Passive solar energy uses the sun’s energy, simply through the way the structure is oriented, designed, and/or constructed. Buildings that use passive solar design can use fewer or smaller-scale active technologies to meet the remainder of their heating and lighting needs (e.g., smaller and cheaper mechanical systems). Because the sun's energy is free, maximizing use of passive solar techniques before adding active technologies can significantly reduce ongoing energy costs.

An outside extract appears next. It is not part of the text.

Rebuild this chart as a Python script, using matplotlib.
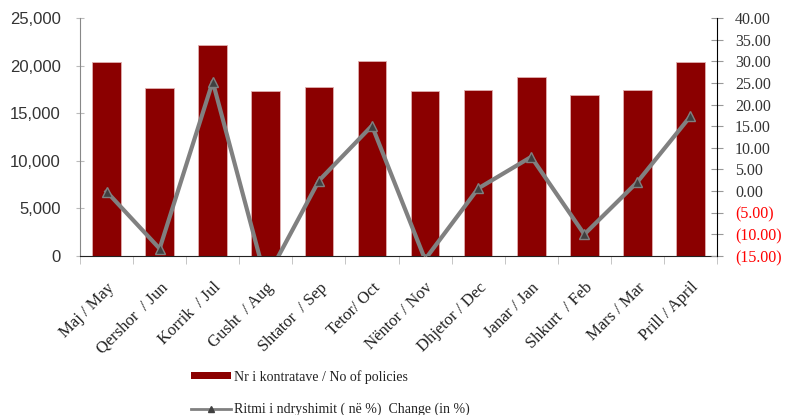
import numpy as np
import matplotlib
matplotlib.use("Agg")
import matplotlib.pyplot as plt
from matplotlib.lines import Line2D
from matplotlib.patches import Patch

# -------------------------
# Datos
# -------------------------
meses = ["Maj / May", "Qershor  / Jun", "Korrik  / Jul", "Gusht  / Aug",
         "Shtator  / Sep", "Tetor/ Oct", "Nëntor / Nov", "Dhjetor / Dec",
         "Janar / Jan", "Shkurt  / Feb", "Mars / Mar", "Prill / April"]
kontrata = [20350, 17600, 22130, 17330, 17750, 20480,
            17300, 17400, 18800, 16950, 17400, 20380]
ndryshimi = [-0.1, -13.3, 25.3, -20.5, 2.4, 15.1,
             -15.8, 0.6, 7.9, -10.0, 2.1, 17.3]

left_ticks = [0, 5000, 10000, 15000, 20000, 25000]
right_ticks = list(range(-15, 41, 5))

serif = "Liberation Serif"
sans = "Liberation Sans"

# -------------------------
# Figura
# -------------------------
fig = plt.figure(figsize=(7.86, 4.15), dpi=100)
ax = fig.add_axes([80 / 786, 1 - 256 / 415, 637 / 786, 238 / 415])

x = np.arange(len(meses))
ax.bar(x, kontrata, width=0.54, color="#8b0000", edgecolor="#e0b0b0",
       linewidth=0.6, zorder=2)
ax.set_xlim(-0.5, len(meses) - 0.5)
ax.set_ylim(0, 25000)
ax.set_yticks(left_ticks)
ax.set_yticklabels([f"{v:,}" for v in left_ticks], fontfamily=sans,
                   fontsize=12, color="#333333")
ax.tick_params(axis="y", direction="inout", length=6, color="#bbbbbb", pad=11)

ax.set_xticks(x)
ax.set_xticklabels(meses, rotation=45, ha="right", rotation_mode="anchor",
                   fontfamily=serif, fontsize=12, color="#222222")
ax.tick_params(axis="x", which="major", length=0, pad=17)
ax.set_xticks(np.arange(-0.5, len(meses)), minor=True)
ax.tick_params(axis="x", which="minor", direction="out", length=6,
               color="#bbbbbb")

ax.spines["top"].set_visible(False)
ax.spines["right"].set_visible(False)
ax.spines["left"].set_color("#888888")
ax.spines["bottom"].set_color("#222222")

# eje derecho
ax2 = ax.twinx()
ax2.plot(x, ndryshimi, color="#808080", linewidth=3, marker="^",
         markersize=7, markerfacecolor="#404040", markeredgecolor="#808080",
         markeredgewidth=1, zorder=3)
ax2.set_ylim(-15, 40)
ax2.set_yticks(right_ticks)
etiquetas = []
for v in right_ticks:
    etiquetas.append(f"({abs(v):.2f})" if v < 0 else f"{v:.2f}")
ax2.set_yticklabels(etiquetas, fontfamily=serif, fontsize=11.5)
for lab, v in zip(ax2.get_yticklabels(), right_ticks):
    lab.set_color("#ff0000" if v < 0 else "#333333")
ax2.tick_params(axis="y", direction="inout", length=8, color="#999999", pad=9)
ax2.spines["top"].set_visible(False)
ax2.spines["left"].set_visible(False)
ax2.spines["bottom"].set_visible(False)
ax2.spines["right"].set_color("#000000")

# -------------------------
# Leyenda
# -------------------------
handles = [
    Patch(facecolor="#8b0000", edgecolor="none"),
    Line2D([0], [0], color="#808080", linewidth=2, marker="^", markersize=5,
           markerfacecolor="#404040", markeredgecolor="#404040"),
]
labels = ["Nr i kontratave / No of policies",
          "Ritmi i ndryshimit ( në %)  Change (in %)"]
leg = fig.legend(handles, labels, loc="upper left",
                 bbox_to_anchor=(191 / 786, 1 - 370 / 415), frameon=False,
                 prop={"family": serif, "size": 10}, labelspacing=1.35,
                 handlelength=2.9, handleheight=0.4, handletextpad=0.2,
                 borderpad=0, borderaxespad=0)
for t in leg.get_texts():
    t.set_color("#222222")

fig.savefig("out.png", dpi=100)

When passive solar is not enough, supplemental heating can often be provided by other active solar technologies. Small scale water and space heating often use a solar collector that concentrates heat in either water pipes or an air handling system that then distributes the hot air or water through the building as necessary. More complex technologies such as Parabolic Trough Collectors or Evacuated Tube Collectors can be used for larger commercial and industrial heating applications.
Solar Thermal Electric
While most solar technologies are used in small-scale applications, solar thermal technologies can also be used on a much larger scale. These technologies are similar in concept to solar heating technologies, using sunlight to generate heat. They differ in that they create enough heat to power a generator which is then used to produce electricity. Utility scale applications of this technology are being tested in the Southwest United States to generate electricity.
Solar energy basics
The sun's heat and light provide an abundant source of energy that can be harnessed in many ways. There are a variety of technologies that have been developed to take advantage of solar energy. These include concentrating solar power systems, passive solar heating and daylighting, photovoltaic systems, solar hot water, and solar process heat and space heating and cooling.
Solar power can be used in both large-scale applications and in smaller systems for the home. Businesses and industry can diversify their energy sources, improve efficiency, and save money by choosing solar technologies for heating and cooling, industrial processes, electricity, and water heating. Homeowners can also use solar technologies for heating and cooling and water heating, and may even be able to produce enough electricity to operate "off-grid" or to sell the extra electricity to the utilities, depending on local programs. The use of passive solar heating and daylighting design strategies can help both homes and commercial buildings operate more efficiently and make them more pleasant and comfortable places in which to live and work.
Beyond these localized uses of solar power, utilities and power plants are also taking advantage of the sun's abundant energy resource and offering the benefits to their customers. Concentrating solar power systems allow power plants to produce electricity from the sun on a larger scale, which in turn allows consumers to take advantage of solar power without making the investment in personal solar technology systems.
Solar power technologies, from individual home systems to large-scale concentrating solar power systems, have the potential to help meet growing energy needs and provide diversity and reliability in energy supplies.